* **Written instruction**
Retype exactly the lines from the first one through the line with "fig = go.Figure()", including both ends; skip any pictures.
'''
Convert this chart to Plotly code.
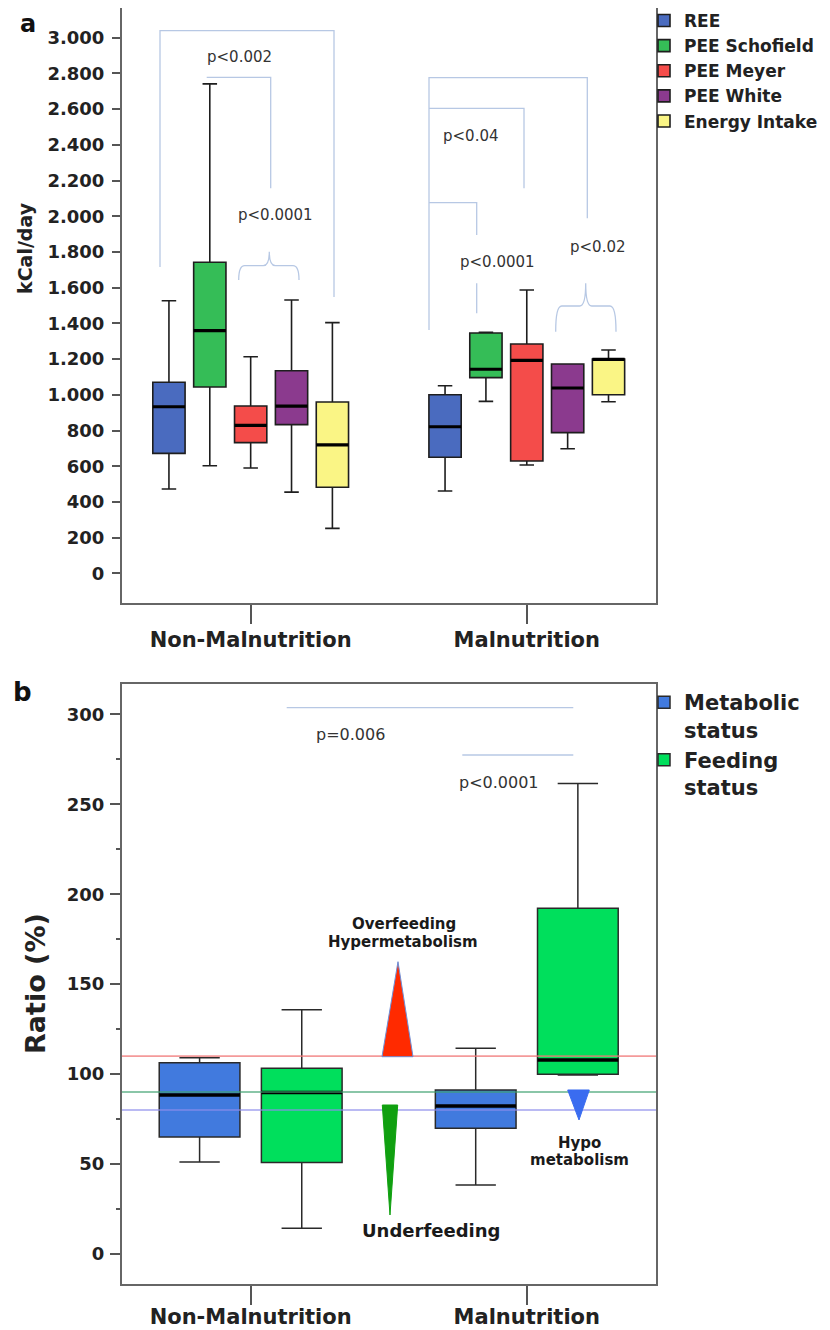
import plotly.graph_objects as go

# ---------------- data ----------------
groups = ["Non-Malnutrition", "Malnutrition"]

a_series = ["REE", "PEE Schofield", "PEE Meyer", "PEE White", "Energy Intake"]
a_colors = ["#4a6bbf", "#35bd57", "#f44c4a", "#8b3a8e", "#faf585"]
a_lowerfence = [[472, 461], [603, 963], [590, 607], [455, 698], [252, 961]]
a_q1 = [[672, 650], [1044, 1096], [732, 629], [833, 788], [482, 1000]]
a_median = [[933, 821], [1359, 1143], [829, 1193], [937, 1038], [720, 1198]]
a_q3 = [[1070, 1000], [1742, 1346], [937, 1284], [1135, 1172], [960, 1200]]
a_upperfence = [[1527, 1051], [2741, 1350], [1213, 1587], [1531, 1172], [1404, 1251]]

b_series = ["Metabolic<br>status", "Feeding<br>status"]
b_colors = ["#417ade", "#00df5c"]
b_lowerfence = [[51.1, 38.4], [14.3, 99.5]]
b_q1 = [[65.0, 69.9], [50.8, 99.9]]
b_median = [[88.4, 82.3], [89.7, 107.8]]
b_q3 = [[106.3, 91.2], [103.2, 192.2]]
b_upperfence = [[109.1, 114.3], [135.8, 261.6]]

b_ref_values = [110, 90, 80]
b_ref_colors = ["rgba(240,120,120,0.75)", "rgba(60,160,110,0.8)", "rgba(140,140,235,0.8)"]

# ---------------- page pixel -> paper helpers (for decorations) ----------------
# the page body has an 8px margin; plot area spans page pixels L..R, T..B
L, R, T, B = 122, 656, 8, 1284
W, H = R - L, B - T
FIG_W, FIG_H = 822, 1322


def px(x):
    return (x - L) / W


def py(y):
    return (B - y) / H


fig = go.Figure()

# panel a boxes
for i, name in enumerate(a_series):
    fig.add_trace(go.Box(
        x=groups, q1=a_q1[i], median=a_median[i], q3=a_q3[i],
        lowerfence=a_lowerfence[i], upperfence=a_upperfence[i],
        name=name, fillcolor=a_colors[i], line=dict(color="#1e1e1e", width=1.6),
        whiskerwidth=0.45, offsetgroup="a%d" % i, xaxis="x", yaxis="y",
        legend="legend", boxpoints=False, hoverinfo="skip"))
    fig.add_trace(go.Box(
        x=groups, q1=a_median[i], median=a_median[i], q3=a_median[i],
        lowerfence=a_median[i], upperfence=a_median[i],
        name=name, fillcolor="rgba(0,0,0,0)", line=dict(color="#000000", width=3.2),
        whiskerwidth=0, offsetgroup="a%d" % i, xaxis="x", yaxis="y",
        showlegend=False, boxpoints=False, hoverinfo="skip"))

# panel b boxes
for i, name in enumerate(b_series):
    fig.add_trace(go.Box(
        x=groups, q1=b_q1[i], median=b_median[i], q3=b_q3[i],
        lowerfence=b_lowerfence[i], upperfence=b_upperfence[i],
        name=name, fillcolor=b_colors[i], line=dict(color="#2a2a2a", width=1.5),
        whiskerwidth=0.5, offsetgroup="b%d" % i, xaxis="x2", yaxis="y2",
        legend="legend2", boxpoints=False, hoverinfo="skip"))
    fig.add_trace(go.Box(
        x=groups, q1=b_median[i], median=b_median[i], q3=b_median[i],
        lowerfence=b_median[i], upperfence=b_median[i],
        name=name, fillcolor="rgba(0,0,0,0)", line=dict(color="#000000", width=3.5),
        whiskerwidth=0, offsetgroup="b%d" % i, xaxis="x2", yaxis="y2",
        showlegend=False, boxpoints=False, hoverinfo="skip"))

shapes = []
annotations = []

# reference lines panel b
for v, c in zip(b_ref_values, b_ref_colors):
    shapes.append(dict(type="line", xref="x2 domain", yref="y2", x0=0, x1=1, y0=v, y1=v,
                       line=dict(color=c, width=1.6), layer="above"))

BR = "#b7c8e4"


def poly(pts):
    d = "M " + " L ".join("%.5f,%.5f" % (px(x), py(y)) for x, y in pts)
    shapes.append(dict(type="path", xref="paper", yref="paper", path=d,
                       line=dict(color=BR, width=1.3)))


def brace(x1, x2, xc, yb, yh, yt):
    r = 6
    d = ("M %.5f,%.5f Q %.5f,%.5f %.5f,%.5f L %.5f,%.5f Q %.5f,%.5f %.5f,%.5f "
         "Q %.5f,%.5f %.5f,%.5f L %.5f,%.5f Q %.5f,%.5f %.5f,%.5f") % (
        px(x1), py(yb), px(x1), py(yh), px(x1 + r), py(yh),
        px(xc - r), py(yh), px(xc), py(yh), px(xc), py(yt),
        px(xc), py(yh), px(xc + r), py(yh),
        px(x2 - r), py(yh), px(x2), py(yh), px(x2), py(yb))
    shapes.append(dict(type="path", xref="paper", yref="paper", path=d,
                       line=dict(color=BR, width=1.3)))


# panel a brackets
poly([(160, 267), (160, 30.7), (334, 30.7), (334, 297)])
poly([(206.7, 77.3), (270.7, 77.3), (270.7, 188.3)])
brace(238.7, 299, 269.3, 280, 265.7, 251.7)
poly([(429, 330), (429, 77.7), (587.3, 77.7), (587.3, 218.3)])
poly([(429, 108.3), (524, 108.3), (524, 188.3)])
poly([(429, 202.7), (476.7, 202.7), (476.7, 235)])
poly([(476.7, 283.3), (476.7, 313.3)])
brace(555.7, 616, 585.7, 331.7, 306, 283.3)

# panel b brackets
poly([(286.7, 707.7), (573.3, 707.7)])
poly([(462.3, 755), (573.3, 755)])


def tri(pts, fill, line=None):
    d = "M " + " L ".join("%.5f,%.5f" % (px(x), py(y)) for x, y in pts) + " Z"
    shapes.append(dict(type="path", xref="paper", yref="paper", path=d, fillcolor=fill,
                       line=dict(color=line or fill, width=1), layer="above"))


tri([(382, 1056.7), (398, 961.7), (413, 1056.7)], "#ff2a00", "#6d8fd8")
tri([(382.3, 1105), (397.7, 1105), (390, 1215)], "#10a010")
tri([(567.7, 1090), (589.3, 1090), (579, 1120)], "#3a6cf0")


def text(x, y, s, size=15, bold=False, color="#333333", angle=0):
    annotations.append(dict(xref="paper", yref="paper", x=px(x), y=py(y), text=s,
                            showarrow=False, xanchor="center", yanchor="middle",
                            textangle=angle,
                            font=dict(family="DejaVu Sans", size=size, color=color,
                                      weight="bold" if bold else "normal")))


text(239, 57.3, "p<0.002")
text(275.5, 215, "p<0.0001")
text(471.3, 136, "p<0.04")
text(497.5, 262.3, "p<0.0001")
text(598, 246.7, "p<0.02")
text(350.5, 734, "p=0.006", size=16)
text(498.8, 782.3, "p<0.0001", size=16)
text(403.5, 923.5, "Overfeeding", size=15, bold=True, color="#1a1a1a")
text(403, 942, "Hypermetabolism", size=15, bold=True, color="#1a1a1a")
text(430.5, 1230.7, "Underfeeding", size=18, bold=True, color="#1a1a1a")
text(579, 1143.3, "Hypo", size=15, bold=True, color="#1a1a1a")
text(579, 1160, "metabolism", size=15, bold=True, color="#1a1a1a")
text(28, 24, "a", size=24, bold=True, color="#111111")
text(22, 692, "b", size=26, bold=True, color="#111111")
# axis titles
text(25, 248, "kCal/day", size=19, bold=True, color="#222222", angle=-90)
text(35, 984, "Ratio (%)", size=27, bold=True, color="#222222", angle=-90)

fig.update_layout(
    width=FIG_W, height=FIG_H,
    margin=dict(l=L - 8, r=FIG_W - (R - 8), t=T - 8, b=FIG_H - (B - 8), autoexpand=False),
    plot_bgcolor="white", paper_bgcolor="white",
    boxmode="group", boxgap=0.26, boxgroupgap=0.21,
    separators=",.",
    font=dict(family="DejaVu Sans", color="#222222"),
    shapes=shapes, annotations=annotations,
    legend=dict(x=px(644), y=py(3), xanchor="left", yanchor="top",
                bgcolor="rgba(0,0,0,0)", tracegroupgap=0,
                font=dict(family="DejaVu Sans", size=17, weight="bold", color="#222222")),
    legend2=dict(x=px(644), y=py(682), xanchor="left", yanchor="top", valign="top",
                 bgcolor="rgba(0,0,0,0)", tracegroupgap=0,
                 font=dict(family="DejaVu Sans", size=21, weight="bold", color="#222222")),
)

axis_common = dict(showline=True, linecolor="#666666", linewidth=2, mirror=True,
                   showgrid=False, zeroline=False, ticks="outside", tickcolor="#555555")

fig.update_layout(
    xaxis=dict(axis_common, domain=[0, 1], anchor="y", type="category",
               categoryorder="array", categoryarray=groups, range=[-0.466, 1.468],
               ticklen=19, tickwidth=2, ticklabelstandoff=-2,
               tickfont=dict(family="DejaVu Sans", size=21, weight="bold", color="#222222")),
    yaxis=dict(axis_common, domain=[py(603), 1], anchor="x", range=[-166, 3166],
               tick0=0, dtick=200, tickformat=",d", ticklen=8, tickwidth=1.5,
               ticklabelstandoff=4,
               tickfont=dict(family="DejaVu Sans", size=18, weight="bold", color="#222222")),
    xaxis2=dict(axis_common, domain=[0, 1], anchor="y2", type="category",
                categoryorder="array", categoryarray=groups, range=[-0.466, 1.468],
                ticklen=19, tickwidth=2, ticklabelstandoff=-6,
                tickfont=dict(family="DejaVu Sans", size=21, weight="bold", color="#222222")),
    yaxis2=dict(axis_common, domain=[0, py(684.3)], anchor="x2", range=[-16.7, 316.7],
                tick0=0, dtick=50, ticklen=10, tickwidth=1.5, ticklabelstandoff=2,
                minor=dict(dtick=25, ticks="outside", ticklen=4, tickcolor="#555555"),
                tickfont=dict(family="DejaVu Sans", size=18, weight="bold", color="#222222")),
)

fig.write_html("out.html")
'''
* **Correct response**
Convert this chart to Plotly code.
import plotly.graph_objects as go

# ---------------- data ----------------
groups = ["Non-Malnutrition", "Malnutrition"]

a_series = ["REE", "PEE Schofield", "PEE Meyer", "PEE White", "Energy Intake"]
a_colors = ["#4a6bbf", "#35bd57", "#f44c4a", "#8b3a8e", "#faf585"]
a_lowerfence = [[472, 461], [603, 963], [590, 607], [455, 698], [252, 961]]
a_q1 = [[672, 650], [1044, 1096], [732, 629], [833, 788], [482, 1000]]
a_median = [[933, 821], [1359, 1143], [829, 1193], [937, 1038], [720, 1198]]
a_q3 = [[1070, 1000], [1742, 1346], [937, 1284], [1135, 1172], [960, 1200]]
a_upperfence = [[1527, 1051], [2741, 1350], [1213, 1587], [1531, 1172], [1404, 1251]]

b_series = ["Metabolic<br>status", "Feeding<br>status"]
b_colors = ["#417ade", "#00df5c"]
b_lowerfence = [[51.1, 38.4], [14.3, 99.5]]
b_q1 = [[65.0, 69.9], [50.8, 99.9]]
b_median = [[88.4, 82.3], [89.7, 107.8]]
b_q3 = [[106.3, 91.2], [103.2, 192.2]]
b_upperfence = [[109.1, 114.3], [135.8, 261.6]]

b_ref_values = [110, 90, 80]
b_ref_colors = ["rgba(240,120,120,0.75)", "rgba(60,160,110,0.8)", "rgba(140,140,235,0.8)"]

# ---------------- page pixel -> paper helpers (for decorations) ----------------
# the page body has an 8px margin; plot area spans page pixels L..R, T..B
L, R, T, B = 122, 656, 8, 1284
W, H = R - L, B - T
FIG_W, FIG_H = 822, 1322


def px(x):
    return (x - L) / W


def py(y):
    return (B - y) / H


fig = go.Figure()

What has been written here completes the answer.